## Entries with chart source code
######

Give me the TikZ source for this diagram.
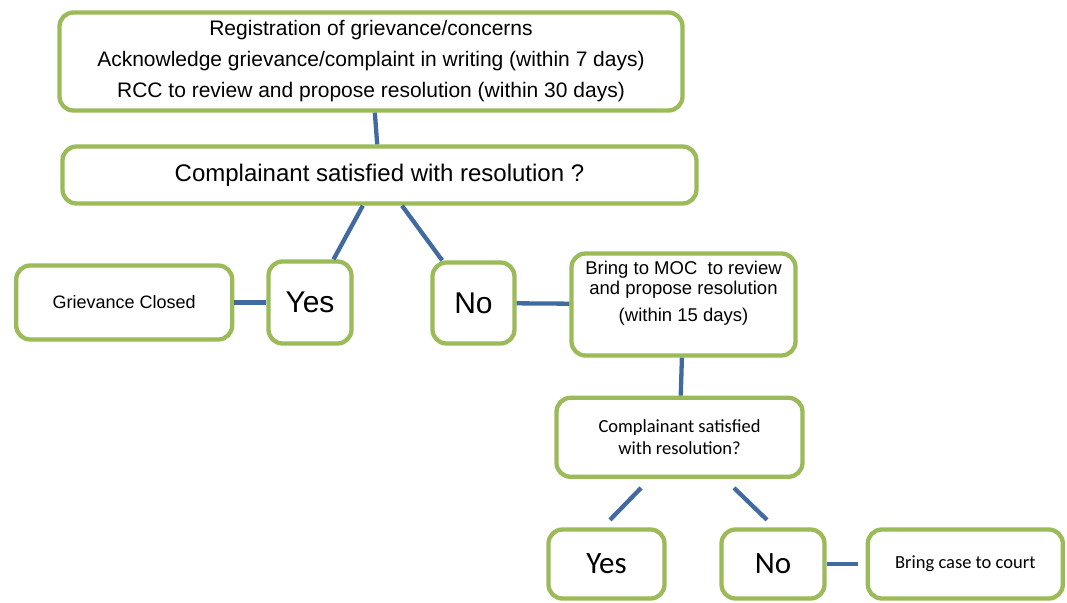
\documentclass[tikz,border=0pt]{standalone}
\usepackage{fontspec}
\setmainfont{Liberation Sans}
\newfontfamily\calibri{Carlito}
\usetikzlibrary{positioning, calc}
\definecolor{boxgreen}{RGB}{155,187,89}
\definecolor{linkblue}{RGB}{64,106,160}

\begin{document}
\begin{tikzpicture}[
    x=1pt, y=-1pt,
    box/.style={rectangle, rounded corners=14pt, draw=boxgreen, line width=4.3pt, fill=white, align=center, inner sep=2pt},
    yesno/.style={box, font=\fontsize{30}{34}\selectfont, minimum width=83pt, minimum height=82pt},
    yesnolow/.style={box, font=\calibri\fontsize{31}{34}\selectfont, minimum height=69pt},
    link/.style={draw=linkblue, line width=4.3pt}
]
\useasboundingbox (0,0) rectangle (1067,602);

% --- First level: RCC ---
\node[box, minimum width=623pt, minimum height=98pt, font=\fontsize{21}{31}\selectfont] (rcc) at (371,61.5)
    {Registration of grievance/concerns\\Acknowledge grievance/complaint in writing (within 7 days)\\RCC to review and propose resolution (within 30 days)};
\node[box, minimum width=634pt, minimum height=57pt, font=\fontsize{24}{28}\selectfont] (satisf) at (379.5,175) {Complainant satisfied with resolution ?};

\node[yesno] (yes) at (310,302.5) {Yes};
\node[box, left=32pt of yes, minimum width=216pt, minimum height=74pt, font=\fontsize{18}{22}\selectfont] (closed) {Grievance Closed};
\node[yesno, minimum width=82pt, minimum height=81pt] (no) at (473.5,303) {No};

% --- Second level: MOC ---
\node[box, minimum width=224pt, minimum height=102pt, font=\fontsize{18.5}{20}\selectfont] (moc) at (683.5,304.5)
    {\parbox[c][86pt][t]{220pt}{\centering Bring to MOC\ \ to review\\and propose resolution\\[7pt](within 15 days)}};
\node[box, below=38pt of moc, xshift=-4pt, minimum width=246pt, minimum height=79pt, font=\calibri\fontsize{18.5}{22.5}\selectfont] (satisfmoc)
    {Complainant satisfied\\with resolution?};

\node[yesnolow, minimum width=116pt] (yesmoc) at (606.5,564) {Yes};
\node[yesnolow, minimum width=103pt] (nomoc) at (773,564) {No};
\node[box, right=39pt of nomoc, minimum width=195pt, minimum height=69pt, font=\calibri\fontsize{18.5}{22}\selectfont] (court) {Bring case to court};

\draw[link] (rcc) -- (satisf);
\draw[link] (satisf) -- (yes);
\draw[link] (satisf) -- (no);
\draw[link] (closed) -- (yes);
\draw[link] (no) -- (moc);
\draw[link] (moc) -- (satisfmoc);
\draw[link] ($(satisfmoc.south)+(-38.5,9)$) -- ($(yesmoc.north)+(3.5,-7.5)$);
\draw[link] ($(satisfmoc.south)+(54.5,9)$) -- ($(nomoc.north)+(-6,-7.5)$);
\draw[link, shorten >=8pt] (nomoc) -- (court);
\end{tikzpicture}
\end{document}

######

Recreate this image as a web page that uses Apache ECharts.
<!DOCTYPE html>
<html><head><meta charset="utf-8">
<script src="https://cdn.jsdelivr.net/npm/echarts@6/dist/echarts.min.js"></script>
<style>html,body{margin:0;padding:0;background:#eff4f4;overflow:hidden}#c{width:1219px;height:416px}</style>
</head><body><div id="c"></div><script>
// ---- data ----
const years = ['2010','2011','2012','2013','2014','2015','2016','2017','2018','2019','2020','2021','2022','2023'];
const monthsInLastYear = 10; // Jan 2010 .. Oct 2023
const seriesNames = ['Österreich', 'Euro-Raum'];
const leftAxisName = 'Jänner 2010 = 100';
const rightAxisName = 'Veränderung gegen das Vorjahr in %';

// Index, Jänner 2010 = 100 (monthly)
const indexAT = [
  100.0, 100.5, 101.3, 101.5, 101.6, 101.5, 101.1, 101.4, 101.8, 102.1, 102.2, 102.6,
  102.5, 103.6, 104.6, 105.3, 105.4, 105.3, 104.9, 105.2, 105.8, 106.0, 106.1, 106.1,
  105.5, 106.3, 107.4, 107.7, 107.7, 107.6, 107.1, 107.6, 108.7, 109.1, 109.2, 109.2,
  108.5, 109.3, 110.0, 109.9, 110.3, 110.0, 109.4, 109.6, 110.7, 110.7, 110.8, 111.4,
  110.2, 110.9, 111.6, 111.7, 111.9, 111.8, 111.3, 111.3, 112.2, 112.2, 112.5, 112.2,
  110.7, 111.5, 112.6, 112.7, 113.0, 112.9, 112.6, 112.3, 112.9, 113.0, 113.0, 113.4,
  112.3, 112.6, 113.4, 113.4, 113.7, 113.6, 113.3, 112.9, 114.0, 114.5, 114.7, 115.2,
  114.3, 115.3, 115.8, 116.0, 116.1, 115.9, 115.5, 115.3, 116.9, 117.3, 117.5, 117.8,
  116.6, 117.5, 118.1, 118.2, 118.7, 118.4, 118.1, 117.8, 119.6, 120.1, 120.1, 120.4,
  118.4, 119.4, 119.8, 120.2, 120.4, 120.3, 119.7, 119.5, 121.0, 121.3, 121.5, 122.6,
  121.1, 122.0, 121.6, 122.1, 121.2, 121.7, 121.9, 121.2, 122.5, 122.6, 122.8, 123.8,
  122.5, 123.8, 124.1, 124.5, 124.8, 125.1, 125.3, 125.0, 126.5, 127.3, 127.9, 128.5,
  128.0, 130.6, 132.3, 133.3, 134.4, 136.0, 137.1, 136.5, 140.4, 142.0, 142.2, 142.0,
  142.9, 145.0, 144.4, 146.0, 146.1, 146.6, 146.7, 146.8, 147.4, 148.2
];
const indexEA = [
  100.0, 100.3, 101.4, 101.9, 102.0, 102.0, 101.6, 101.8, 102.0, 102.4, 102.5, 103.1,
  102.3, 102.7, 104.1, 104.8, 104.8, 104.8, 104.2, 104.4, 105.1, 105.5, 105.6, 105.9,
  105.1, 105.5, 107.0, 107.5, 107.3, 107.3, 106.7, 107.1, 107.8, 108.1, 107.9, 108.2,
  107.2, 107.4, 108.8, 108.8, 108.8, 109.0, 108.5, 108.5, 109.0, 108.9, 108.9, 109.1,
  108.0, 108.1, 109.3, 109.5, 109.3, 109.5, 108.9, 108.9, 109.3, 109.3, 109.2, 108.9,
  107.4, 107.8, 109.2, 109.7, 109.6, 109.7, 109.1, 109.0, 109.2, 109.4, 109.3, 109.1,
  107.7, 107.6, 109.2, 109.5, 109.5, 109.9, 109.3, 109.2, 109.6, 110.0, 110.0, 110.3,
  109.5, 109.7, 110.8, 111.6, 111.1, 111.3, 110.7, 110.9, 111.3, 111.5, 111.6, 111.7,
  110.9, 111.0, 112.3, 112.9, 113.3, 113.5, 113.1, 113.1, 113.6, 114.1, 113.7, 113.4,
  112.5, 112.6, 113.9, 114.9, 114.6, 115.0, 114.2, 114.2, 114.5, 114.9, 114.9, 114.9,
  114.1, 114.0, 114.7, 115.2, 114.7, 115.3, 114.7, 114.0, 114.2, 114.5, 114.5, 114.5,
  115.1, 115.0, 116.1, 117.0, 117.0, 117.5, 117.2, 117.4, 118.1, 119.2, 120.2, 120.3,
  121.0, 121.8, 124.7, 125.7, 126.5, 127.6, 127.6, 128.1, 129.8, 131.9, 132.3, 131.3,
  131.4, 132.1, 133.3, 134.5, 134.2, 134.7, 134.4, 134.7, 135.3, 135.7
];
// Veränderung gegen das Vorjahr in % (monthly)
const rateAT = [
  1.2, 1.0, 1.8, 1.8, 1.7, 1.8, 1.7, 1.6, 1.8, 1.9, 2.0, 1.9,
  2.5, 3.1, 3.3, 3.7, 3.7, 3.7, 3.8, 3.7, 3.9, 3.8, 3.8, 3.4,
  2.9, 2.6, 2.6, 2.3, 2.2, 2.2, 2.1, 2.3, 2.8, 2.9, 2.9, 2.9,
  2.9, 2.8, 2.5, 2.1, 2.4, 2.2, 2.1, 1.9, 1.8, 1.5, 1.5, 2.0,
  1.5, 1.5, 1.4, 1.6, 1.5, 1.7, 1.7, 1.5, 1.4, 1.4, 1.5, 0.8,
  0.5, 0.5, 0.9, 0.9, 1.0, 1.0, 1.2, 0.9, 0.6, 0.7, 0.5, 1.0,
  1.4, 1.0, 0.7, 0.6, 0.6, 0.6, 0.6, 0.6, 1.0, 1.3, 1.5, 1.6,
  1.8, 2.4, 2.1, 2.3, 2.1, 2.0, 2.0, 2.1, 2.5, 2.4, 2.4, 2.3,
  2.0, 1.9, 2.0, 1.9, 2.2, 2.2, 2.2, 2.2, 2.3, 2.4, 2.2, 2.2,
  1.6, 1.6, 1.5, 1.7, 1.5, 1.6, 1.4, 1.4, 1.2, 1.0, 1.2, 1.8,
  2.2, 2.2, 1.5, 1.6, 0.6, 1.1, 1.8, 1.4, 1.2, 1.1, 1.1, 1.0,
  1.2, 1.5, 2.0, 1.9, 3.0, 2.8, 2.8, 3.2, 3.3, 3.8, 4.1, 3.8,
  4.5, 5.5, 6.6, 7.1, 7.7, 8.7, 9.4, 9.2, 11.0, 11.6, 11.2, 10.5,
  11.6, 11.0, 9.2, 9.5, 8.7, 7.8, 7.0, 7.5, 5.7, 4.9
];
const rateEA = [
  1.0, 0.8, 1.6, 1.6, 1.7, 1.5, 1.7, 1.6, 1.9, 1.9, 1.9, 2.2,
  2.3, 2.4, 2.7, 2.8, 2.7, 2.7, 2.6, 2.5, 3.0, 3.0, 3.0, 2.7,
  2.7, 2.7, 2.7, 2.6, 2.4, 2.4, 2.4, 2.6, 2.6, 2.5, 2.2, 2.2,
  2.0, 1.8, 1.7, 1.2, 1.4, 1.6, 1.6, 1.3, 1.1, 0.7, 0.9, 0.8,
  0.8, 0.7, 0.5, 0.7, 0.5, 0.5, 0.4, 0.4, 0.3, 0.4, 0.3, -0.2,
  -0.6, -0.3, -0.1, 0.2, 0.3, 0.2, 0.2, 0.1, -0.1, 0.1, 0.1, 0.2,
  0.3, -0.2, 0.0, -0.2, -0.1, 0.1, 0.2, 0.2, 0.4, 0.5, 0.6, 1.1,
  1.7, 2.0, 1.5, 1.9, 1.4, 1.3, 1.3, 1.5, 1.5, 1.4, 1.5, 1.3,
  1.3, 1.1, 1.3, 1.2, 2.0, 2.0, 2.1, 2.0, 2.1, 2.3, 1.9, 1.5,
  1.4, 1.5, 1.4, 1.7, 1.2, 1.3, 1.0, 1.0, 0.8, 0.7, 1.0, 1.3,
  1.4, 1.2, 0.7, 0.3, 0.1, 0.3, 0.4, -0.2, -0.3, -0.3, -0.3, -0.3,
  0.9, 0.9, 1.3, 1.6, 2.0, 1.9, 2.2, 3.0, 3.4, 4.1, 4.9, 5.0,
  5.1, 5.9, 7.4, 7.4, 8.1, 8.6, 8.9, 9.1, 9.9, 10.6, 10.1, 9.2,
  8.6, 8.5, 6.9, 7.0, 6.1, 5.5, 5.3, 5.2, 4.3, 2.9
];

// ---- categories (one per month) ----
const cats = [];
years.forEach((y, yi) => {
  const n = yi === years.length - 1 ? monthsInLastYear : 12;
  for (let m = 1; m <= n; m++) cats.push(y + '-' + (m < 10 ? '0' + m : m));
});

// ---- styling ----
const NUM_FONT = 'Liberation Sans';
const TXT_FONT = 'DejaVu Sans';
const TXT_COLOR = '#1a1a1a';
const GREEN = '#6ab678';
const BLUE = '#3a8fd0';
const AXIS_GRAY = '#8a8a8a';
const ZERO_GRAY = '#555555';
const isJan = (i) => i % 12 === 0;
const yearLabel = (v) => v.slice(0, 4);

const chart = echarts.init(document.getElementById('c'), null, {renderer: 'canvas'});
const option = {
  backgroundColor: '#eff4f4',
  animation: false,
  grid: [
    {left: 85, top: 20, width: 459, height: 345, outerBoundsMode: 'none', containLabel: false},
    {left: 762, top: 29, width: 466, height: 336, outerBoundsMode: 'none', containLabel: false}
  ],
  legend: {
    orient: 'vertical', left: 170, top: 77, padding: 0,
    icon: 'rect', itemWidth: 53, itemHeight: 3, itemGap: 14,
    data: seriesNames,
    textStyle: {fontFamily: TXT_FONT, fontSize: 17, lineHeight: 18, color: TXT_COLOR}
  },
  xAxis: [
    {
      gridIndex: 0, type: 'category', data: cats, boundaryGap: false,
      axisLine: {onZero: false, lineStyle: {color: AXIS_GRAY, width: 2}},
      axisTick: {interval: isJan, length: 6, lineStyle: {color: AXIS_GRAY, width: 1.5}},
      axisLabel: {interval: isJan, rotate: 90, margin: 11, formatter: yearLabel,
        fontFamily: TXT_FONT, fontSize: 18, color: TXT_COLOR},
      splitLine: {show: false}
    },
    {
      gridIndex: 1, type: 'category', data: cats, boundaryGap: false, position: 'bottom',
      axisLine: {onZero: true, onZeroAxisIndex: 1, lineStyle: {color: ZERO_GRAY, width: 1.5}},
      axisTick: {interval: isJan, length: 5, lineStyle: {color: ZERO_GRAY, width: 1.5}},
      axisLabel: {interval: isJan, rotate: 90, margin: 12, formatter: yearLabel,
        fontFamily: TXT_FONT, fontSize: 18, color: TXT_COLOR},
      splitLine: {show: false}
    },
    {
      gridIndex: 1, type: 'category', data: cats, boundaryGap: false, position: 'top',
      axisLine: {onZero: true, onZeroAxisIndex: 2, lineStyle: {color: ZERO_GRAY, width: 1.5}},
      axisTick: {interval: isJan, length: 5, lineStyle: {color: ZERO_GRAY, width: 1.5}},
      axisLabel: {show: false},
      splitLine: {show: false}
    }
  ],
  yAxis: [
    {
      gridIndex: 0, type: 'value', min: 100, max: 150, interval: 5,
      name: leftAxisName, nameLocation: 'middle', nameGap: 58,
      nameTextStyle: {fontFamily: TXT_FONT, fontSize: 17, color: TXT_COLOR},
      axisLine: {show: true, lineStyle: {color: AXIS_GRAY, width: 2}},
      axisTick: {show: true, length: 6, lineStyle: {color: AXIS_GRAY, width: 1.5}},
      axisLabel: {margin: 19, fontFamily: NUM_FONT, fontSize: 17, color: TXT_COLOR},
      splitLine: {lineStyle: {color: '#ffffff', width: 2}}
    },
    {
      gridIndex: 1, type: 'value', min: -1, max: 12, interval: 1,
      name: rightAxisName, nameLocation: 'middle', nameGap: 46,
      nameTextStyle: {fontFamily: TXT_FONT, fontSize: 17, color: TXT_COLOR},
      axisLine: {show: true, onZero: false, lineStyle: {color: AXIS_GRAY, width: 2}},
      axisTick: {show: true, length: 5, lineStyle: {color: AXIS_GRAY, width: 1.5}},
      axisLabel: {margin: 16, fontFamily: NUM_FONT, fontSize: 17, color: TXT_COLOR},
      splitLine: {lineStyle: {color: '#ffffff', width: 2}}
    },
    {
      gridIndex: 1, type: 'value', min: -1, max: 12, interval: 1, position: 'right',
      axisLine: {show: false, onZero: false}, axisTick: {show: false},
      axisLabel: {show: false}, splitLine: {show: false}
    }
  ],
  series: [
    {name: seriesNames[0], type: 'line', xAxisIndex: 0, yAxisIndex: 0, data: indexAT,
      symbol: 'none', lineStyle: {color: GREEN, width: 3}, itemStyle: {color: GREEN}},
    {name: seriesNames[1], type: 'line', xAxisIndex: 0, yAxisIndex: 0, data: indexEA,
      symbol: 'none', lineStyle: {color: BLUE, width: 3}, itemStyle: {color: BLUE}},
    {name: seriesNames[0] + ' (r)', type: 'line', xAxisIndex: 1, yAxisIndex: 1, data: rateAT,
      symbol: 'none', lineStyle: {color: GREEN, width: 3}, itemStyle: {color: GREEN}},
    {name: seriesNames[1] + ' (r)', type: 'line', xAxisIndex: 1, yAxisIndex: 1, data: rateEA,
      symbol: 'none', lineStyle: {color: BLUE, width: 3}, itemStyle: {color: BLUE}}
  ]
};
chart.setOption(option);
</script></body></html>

######

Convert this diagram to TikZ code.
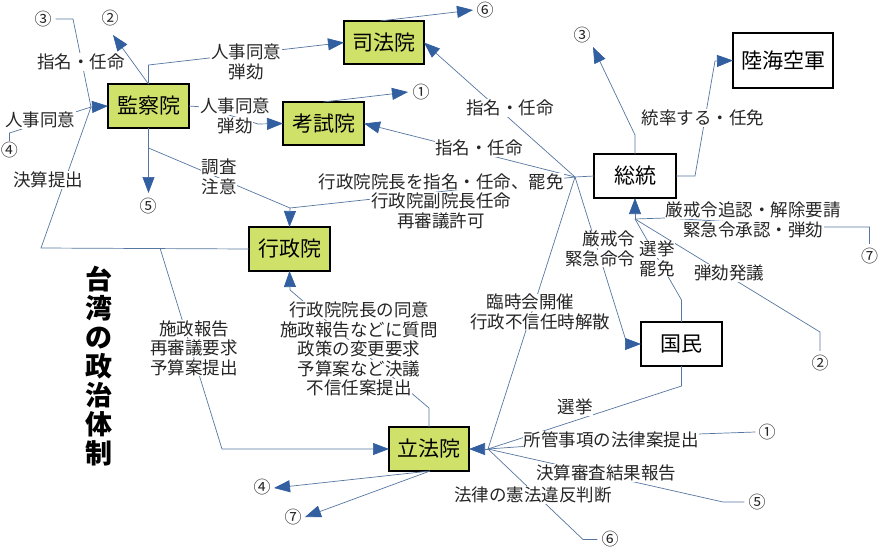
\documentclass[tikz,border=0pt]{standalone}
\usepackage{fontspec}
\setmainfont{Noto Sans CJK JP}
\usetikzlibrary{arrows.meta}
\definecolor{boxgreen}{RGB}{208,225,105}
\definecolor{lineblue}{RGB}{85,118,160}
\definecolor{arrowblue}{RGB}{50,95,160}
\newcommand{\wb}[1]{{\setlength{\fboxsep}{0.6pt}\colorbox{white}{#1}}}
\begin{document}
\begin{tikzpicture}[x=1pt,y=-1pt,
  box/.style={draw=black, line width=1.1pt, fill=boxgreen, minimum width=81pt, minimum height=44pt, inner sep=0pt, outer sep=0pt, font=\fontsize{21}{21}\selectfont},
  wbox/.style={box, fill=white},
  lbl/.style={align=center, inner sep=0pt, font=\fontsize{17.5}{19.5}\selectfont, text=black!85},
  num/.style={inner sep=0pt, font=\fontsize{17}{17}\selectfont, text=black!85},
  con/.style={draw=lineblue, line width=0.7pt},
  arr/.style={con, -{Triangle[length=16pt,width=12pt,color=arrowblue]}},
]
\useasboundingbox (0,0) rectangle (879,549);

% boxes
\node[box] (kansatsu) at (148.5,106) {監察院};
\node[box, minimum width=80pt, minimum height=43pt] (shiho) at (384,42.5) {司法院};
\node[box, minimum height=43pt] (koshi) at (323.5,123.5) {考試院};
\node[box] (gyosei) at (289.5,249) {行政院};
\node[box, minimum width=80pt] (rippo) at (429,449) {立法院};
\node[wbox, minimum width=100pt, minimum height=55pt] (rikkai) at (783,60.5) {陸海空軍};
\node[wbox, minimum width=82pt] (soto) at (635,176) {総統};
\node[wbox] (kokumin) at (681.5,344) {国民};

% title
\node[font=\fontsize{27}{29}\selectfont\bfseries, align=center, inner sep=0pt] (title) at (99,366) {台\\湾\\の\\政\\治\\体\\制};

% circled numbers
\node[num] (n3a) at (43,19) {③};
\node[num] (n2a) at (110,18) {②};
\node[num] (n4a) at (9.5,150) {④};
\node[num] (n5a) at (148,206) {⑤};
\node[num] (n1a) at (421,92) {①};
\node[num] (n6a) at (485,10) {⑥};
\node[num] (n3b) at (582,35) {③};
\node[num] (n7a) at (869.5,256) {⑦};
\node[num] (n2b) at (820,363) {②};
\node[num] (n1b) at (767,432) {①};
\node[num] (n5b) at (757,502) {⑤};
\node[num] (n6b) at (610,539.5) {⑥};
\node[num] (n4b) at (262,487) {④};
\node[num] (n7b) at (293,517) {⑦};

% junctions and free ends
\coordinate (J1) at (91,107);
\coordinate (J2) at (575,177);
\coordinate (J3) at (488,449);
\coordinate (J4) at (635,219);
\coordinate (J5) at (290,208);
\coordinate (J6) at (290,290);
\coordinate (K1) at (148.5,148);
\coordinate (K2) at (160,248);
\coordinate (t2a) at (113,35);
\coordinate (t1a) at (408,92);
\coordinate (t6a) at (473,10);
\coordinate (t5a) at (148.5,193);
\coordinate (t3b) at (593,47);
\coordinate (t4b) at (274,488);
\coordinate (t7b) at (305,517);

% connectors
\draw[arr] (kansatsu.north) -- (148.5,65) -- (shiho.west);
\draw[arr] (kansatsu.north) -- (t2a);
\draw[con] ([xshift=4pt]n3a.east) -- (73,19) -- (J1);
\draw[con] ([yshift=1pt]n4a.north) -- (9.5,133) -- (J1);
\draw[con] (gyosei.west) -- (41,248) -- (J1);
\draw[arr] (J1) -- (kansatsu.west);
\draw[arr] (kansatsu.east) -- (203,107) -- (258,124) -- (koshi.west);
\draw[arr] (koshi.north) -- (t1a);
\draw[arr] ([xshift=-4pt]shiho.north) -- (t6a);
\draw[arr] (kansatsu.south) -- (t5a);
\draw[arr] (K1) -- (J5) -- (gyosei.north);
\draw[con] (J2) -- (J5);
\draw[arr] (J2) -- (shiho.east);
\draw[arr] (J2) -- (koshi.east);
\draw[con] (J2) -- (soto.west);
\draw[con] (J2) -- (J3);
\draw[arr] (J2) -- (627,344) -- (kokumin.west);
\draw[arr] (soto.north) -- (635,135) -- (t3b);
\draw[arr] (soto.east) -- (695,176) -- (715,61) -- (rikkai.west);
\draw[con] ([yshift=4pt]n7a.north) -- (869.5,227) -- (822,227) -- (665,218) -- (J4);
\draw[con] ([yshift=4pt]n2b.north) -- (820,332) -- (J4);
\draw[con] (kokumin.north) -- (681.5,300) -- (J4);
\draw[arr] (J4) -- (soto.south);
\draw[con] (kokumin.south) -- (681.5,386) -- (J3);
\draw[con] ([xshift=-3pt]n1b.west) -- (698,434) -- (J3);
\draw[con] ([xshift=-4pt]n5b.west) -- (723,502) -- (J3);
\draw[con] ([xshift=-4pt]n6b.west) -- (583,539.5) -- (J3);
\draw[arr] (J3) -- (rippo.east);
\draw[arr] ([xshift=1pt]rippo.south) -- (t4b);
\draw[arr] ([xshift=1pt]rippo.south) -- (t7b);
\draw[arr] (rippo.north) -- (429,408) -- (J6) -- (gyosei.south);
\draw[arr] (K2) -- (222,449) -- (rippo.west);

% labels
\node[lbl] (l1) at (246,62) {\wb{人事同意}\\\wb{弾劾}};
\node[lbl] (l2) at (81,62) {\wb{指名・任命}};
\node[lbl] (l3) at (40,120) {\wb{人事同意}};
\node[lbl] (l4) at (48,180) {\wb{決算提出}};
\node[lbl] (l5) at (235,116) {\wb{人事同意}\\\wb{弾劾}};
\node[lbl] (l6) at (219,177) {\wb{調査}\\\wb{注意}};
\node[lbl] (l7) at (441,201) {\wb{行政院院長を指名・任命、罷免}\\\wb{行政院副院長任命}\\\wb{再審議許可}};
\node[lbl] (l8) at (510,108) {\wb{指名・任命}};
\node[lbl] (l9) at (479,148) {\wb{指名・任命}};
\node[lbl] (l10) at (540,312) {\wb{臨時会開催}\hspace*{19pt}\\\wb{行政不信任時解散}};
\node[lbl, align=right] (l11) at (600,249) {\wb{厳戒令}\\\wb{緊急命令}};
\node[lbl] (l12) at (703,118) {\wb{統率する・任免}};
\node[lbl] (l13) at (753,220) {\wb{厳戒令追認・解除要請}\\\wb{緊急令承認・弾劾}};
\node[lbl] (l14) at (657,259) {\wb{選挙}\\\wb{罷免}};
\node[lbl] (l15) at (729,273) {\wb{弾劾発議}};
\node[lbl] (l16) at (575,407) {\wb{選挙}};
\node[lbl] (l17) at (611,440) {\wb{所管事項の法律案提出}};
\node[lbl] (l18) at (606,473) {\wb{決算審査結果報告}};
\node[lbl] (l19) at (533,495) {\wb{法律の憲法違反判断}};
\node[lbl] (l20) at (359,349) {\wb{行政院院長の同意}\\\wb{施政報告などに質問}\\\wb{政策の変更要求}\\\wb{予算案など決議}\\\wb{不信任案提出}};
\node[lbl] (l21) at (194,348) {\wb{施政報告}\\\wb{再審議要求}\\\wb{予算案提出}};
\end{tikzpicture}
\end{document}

######

## Task directions
Across the material above, count every line holding "diagram" and write down only the number.

## Reply
2